> [Aim]: Take every line from the first down to the line with "import pandas as pd" and set it down exactly, without the pictures.

> [Records supplied]:
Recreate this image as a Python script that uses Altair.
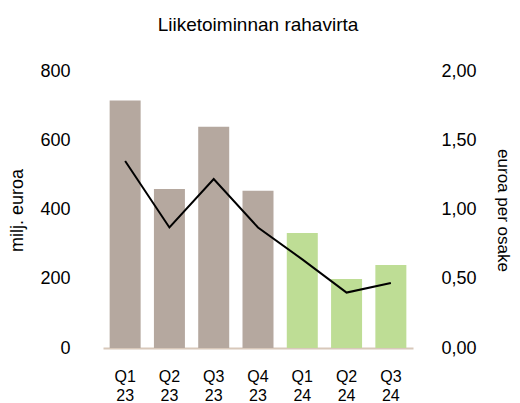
import altair as alt
import pandas as pd

quarters = ["Q1 23", "Q2 23", "Q3 23", "Q4 23", "Q1 24", "Q2 24", "Q3 24"]
years = ["2023", "2023", "2023", "2023", "2024", "2024", "2024"]
cash_flow = [715, 459, 639, 454, 332, 199, 240]
per_share = [1.35, 0.87, 1.22, 0.87, 0.64, 0.40, 0.47]

df = pd.DataFrame({"q": quarters, "year": years, "cf": cash_flow, "eps": per_share})

FONT = "Liberation Sans"

x = alt.X("q:N", sort=quarters, title=None,
          scale=alt.Scale(paddingInner=0.3, paddingOuter=0.15),
          axis=alt.Axis(labelExpr="split(datum.label, ' ')", labelAngle=0,
                        labelFontSize=16, labelLineHeight=19, labelPadding=20,
                        ticks=False, domainColor="#d8c8ba", domainWidth=2,
                        labelColor="#000000", labelFont=FONT))

bars = alt.Chart(df).mark_bar().encode(
    x=x,
    y=alt.Y("cf:Q", scale=alt.Scale(domain=[0, 800]),
            axis=alt.Axis(values=[0, 200, 400, 600, 800], title="milj. euroa",
                          grid=False, domain=False, ticks=False,
                          labelFontSize=18, labelPadding=33, labelColor="#000000",
                          labelFont=FONT, titleFont=FONT, titleFontSize=18,
                          titleFontWeight="normal", titleColor="#000000",
                          titleX=-86, titleY=139, titleAngle=-90,
                          titleAlign="center", titleBaseline="middle")),
    color=alt.Color("year:N", scale=alt.Scale(domain=["2023", "2024"],
                                              range=["#b5a89f", "#bedd95"]),
                    legend=None),
)

line = alt.Chart(df).mark_line(color="#000000", strokeWidth=2).encode(
    x=alt.X("q:N", sort=quarters),
    y=alt.Y("eps:Q", scale=alt.Scale(domain=[0, 2]),
            axis=alt.Axis(orient="right", values=[0, 0.5, 1, 1.5, 2],
                          labelExpr="replace(format(datum.value, '.2f'), '.', ',')",
                          title="euroa per osake", grid=False, domain=False, ticks=False,
                          labelFontSize=18, labelPadding=28, labelColor="#000000",
                          labelFont=FONT, titleFont=FONT, titleFontSize=17,
                          titleFontWeight="normal", titleColor="#000000",
                          titleX=89, titleY=139, titleAngle=90,
                          titleAlign="center", titleBaseline="middle")),
)

chart = alt.layer(bars, line).resolve_scale(y="independent").properties(
    width=310, height=277,
    autosize=alt.AutoSizeParams(type="none"),
    padding={"left": 95, "top": 63, "right": 99, "bottom": 55},
    title=alt.TitleParams("Liiketoiminnan rahavirta", font=FONT, fontSize=19,
                          fontWeight="normal", color="#000000", anchor="middle",
                          offset=27),
).configure(background="#ffffff").configure_view(stroke=None, strokeWidth=0)

chart.save("out.html", embed_options={"renderer": "svg", "actions": False})
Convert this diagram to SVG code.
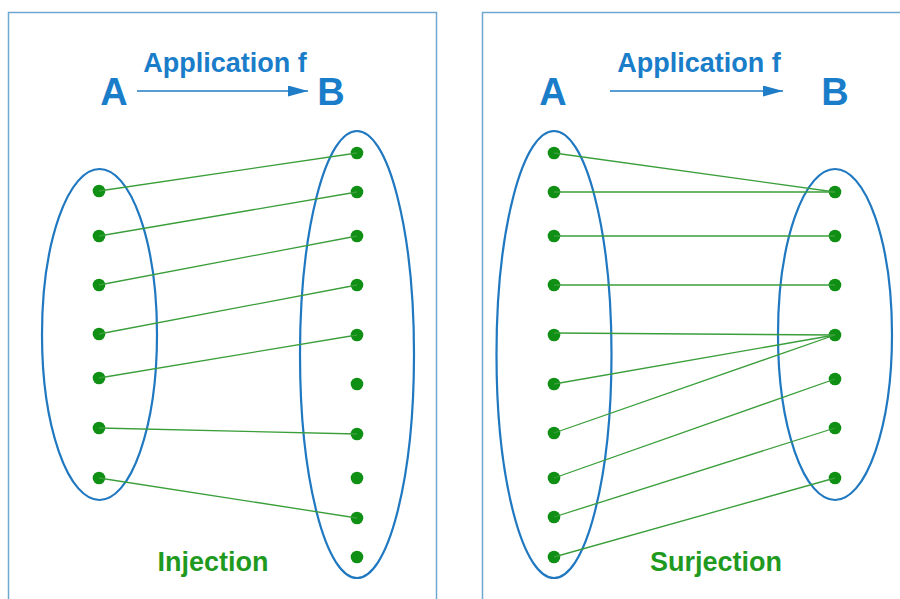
<svg xmlns="http://www.w3.org/2000/svg" width="900" height="599" viewBox="0 0 900 599">
<defs>
<style>
.panel{fill:#ffffff;stroke:#6ea8cf;stroke-width:1.5}
.set{fill:none;stroke:#1f78c0;stroke-width:2.2}
.dot{fill:#0f8f14}
.lnk{stroke:#3a9e3a;stroke-width:1.3;fill:none}
.arr{stroke:#1f7cc6;stroke-width:1.6;fill:none}
.big{font-family:"Liberation Sans",Arial,sans-serif;font-weight:bold;font-size:38px;fill:#1a7dc9}
.ttl{font-family:"Liberation Sans",Arial,sans-serif;font-weight:bold;font-size:27px;fill:#1a7dc9}
.cap{font-family:"Liberation Sans",Arial,sans-serif;font-weight:bold;font-size:27px;fill:#1f9a1f}
</style>
<marker id="ah" viewBox="0 0 10 10" refX="10" refY="5" markerWidth="20" markerHeight="11" markerUnits="userSpaceOnUse" orient="auto" preserveAspectRatio="none">
<path d="M0,0 L10,5 L0,10 z" fill="#1f7cc6"/>
</marker>
</defs>
<rect width="900" height="599" fill="#ffffff"/>

<g id="panel-injection">
<rect class="panel" x="8.5" y="12.5" width="428" height="600"/>
<text class="ttl" x="225" y="72" text-anchor="middle">Application f</text>
<text class="big" x="114" y="105" text-anchor="middle">A</text>
<text class="big" x="331" y="105" text-anchor="middle">B</text>
<line class="arr" x1="137" y1="91" x2="308" y2="91" marker-end="url(#ah)"/>
<text class="cap" x="213" y="571" text-anchor="middle">Injection</text>
</g>

<g id="inj-set-A">
<ellipse class="set" cx="99.5" cy="334.5" rx="57.5" ry="165.5"/>
<circle class="dot" cx="99" cy="191" r="6.3"/>
<circle class="dot" cx="99" cy="236" r="6.3"/>
<circle class="dot" cx="99" cy="285" r="6.3"/>
<circle class="dot" cx="99" cy="334" r="6.3"/>
<circle class="dot" cx="99" cy="378" r="6.3"/>
<circle class="dot" cx="99" cy="428" r="6.3"/>
<circle class="dot" cx="99" cy="478" r="6.3"/>
</g>

<g id="inj-set-B">
<ellipse class="set" cx="357" cy="354.5" rx="57" ry="223.5"/>
<circle class="dot" cx="357" cy="153" r="6.3"/>
<circle class="dot" cx="357" cy="192" r="6.3"/>
<circle class="dot" cx="357" cy="236" r="6.3"/>
<circle class="dot" cx="357" cy="285" r="6.3"/>
<circle class="dot" cx="357" cy="335" r="6.3"/>
<circle class="dot" cx="357" cy="384" r="6.3"/>
<circle class="dot" cx="357" cy="434" r="6.3"/>
<circle class="dot" cx="357" cy="478" r="6.3"/>
<circle class="dot" cx="357" cy="518" r="6.3"/>
<circle class="dot" cx="357" cy="557" r="6.3"/>
</g>

<g id="panel-surjection">
<rect class="panel" x="482.5" y="12.5" width="430" height="600"/>
<text class="ttl" x="699" y="72" text-anchor="middle">Application f</text>
<text class="big" x="553" y="105" text-anchor="middle">A</text>
<text class="big" x="835" y="105" text-anchor="middle">B</text>
<line class="arr" x1="610" y1="91" x2="783" y2="91" marker-end="url(#ah)"/>
<text class="cap" x="716" y="571" text-anchor="middle">Surjection</text>
</g>

<g id="surj-set-A">
<ellipse class="set" cx="554" cy="354.5" rx="57.5" ry="223.5"/>
<circle class="dot" cx="554" cy="153" r="6.3"/>
<circle class="dot" cx="554" cy="192" r="6.3"/>
<circle class="dot" cx="554" cy="236" r="6.3"/>
<circle class="dot" cx="554" cy="285" r="6.3"/>
<circle class="dot" cx="554" cy="335" r="6.3"/>
<circle class="dot" cx="554" cy="384" r="6.3"/>
<circle class="dot" cx="554" cy="433" r="6.3"/>
<circle class="dot" cx="554" cy="478" r="6.3"/>
<circle class="dot" cx="554" cy="517" r="6.3"/>
<circle class="dot" cx="554" cy="557" r="6.3"/>
</g>

<g id="surj-set-B">
<ellipse class="set" cx="835" cy="334.5" rx="57" ry="165.5"/>
<circle class="dot" cx="835" cy="192" r="6.3"/>
<circle class="dot" cx="835" cy="236" r="6.3"/>
<circle class="dot" cx="835" cy="285" r="6.3"/>
<circle class="dot" cx="835" cy="335" r="6.3"/>
<circle class="dot" cx="835" cy="379" r="6.3"/>
<circle class="dot" cx="835" cy="428" r="6.3"/>
<circle class="dot" cx="835" cy="478" r="6.3"/>
</g>

<g id="connectors">
<line class="lnk" x1="99" y1="191" x2="357" y2="153"/>
<line class="lnk" x1="99" y1="236" x2="357" y2="192"/>
<line class="lnk" x1="99" y1="285" x2="357" y2="236"/>
<line class="lnk" x1="99" y1="334" x2="357" y2="285"/>
<line class="lnk" x1="99" y1="378" x2="357" y2="335"/>
<line class="lnk" x1="99" y1="428" x2="357" y2="434"/>
<line class="lnk" x1="99" y1="478" x2="357" y2="518"/>

<line class="lnk" x1="554" y1="153" x2="835" y2="192"/>
<line class="lnk" x1="554" y1="192" x2="835" y2="192"/>
<line class="lnk" x1="554" y1="236" x2="835" y2="236"/>
<line class="lnk" x1="554" y1="285" x2="835" y2="285"/>
<line class="lnk" x1="554" y1="333" x2="835" y2="335"/>
<line class="lnk" x1="554" y1="384" x2="835" y2="335"/>
<line class="lnk" x1="554" y1="433" x2="835" y2="335"/>
<line class="lnk" x1="554" y1="478" x2="835" y2="379"/>
<line class="lnk" x1="554" y1="517" x2="835" y2="428"/>
<line class="lnk" x1="554" y1="557" x2="835" y2="478"/>
</g>
</svg>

> [The completed task]:
Recreate this image as a Python script that uses Altair.
import altair as alt
import pandas as pd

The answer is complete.